Wednesday, May 31, 2006

Approaching from the opposite direction

It's taken a long time to make it through the British legal system, but an important test case is due to begin this week. You may have heard about the fight by a lesbian couple to have their marriage (which took place in Canada) recognised in the UK. The outcome of this case could have interesting implications for our campaign.

In Canada, any couple are free to marry, whether heterosexual or homosexual - there is no distinction between different types of marriage or legal partnership. If this were the case in the UK, we would not need to run the Equal Partnership Campaign - there would be no more legal segregation on grounds of sex or sexuality, although presumably it would be too much to ask that the silly requirement of reciting 'declarations' out loud be abolished.
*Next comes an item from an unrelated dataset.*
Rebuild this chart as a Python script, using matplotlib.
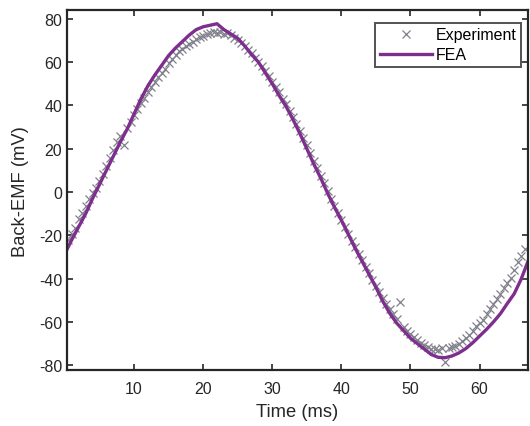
import matplotlib
matplotlib.use("Agg")
import matplotlib.pyplot as plt

plt.rcParams['font.family'] = ['Liberation Sans', 'DejaVu Sans']
plt.rcParams['axes.unicode_minus'] = False

# FEA back-EMF (ms, mV)
fea_t = [0.3, 1, 2, 3, 4, 5, 6, 7, 8, 9, 10, 11, 12, 13, 14, 15, 16, 17, 18, 19,
         20, 21, 22, 23, 24, 25, 26, 27, 28, 29, 30, 31, 32, 33, 34, 35, 36, 37, 38, 39,
         40, 41, 42, 43, 44, 45, 46, 47, 48, 49, 50, 51, 52, 53, 54, 55, 56, 57, 58, 59,
         60, 61, 62, 63, 64, 65, 66, 67]
fea_v = [-26.5, -22, -16, -10, -3, 3.5, 10, 16.5, 23, 29, 36, 43, 49, 54, 58.5, 63, 66.5, 69.5, 72.5, 75,
         76.3, 77, 77.7, 75, 73, 71, 67.5, 63.5, 60, 55, 50, 44.5, 39.5, 33.5, 27, 20, 13, 6.5, -0.5, -7,
         -13, -19.5, -26, -32, -38, -44, -50.5, -56, -60.5, -64, -67.5, -70, -72.5, -75, -76.3, -76.5, -75.7, -74.3, -72.3, -69.6,
         -66.5, -63.4, -60, -56.2, -51.5, -47, -40.3, -32]

# measured back-EMF, sampled every 0.5 ms
exp_t = [0.5 * i for i in range(1, 134)]
exp_v = [-22, -19.5, -16.5, -12.5, -9.5, -6.5, -3, -0.5, 2, 5,
         8.5, 12, 15.5, 19.5, 23, 26, 21.5, 29.5, 32.5, 35.5,
         38.5, 41, 43.5, 46, 48.5, 51, 53, 55, 57, 59.5,
         61.5, 63.5, 65, 66, 67.5, 68.5, 69.5, 70.5, 71.5, 72,
         73, 73.5, 74, 73.5, 74, 73, 73.5, 72.5, 71, 70,
         69, 67.5, 65.5, 64, 62, 60, 58, 56, 53.5, 51,
         48.5, 46, 43, 40.5, 37.5, 34.5, 31.5, 28, 25, 21.5,
         18, 14.5, 11, 7.5, 4, 0.5, -3, -6.5, -9.5, -13,
         -16, -19.5, -22.5, -25.5, -28.5, -31.5, -34.5, -37.5, -40.5, -43.5,
         -46, -49, -51.5, -54, -56.5, -58.5, -51, -62.5, -64, -65.5,
         -67, -68.5, -69.5, -70.5, -71.5, -72.5, -72.5, -73, -72, -78.5,
         -72, -71.5, -71, -70, -69, -67.5, -66, -64, -62, -60.5,
         -59, -56.5, -54, -51.5, -49.5, -47, -44.5, -42, -39.5, -36,
         -32.5, -29.5, -26.5]

x_ticks = [10, 20, 30, 40, 50, 60]
y_ticks = [-80, -60, -40, -20, 0, 20, 40, 60, 80]

fig = plt.figure(figsize=(5.3, 4.27), dpi=100)
ax = fig.add_axes([0.1264, 0.131, 0.8698, 0.843])

ax.plot(exp_t, exp_v, 'x', color='#80808c', markersize=5.8, markeredgewidth=0.9,
        label='Experiment')
ax.plot(fea_t, fea_v, '-', color='#7e2f8e', linewidth=2.4, label='FEA')

ax.set_xlim(0.3, 67)
ax.set_ylim(-82.2, 84)
ax.set_xticks(x_ticks)
ax.set_yticks(y_ticks)
ax.tick_params(direction='in', top=True, right=True, length=4, width=1.2,
               labelsize=11.5, colors='#262626')
ax.tick_params(axis='x', pad=8)
for s in ax.spines.values():
    s.set_linewidth(1.6)
    s.set_color('#262626')

ax.set_xlabel('Time (ms)', fontsize=13.2, color='#262626', labelpad=5)
ax.set_ylabel('Back-EMF (mV)', fontsize=13.2, color='#262626', labelpad=7)

leg = ax.legend(loc='upper right', bbox_to_anchor=(0.985, 0.965), fontsize=11.5,
                frameon=True, fancybox=False, handlelength=3.3, handletextpad=0.2,
                borderpad=0.3, labelspacing=0.3, borderaxespad=0.0)
leg.get_frame().set_edgecolor('#262626')
leg.get_frame().set_linewidth(1.4)

fig.savefig('out.png', dpi=100)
The test case - brought by Sue Wilkinson and Celia Kitzinger - is challenging the bizarre situation whereby if a heterosexual couple are married in Canada, their marriage is recognised as a marriage in the UK, whereas a homosexual marriage contracted in Canada is magically transformed into a Civil Partnership under UK law.

If the couple succeed and the court decides that their marriage should be recognised as such, this would not mean that marriage has to be available to homosexuals in the UK, but it would mean that some gay couples in the UK would be married and some would be civil partners. This would highlight the absurdity of having two parallel systems bestowing the same legal rights.

This could eventually have the consequence that marriage would have to be made available to all. This would obviously be a far superior state of affairs to that which obtains at the moment. However, we believe that marriage has broader social, sexual and historical connotations than simple legal partnership - connotations which many heterosexuals currently reject, and which deter many principled couples from forming the legal commitment that they would like to have. In addition, we do have some sympathy with committed Christians and others who feel that marriage should be protected as a peculiarly spiritual relationship set apart from legal practicalities - though we maintain that this position is only defensible if a non-marriage legal partnership is available equally to everyone.

So while we wish Ms Wilkinson and Ms Kitzinger every success in their fight to expose absurdity and win recognition for their marriage, we also hope that their case - by highlighting the obvious nonsense of a two-tier system - will ultimately strengthen the case for civil partnerships, rather than marriage, being the universally accessible, morally neutral form of legal partnership in the UK.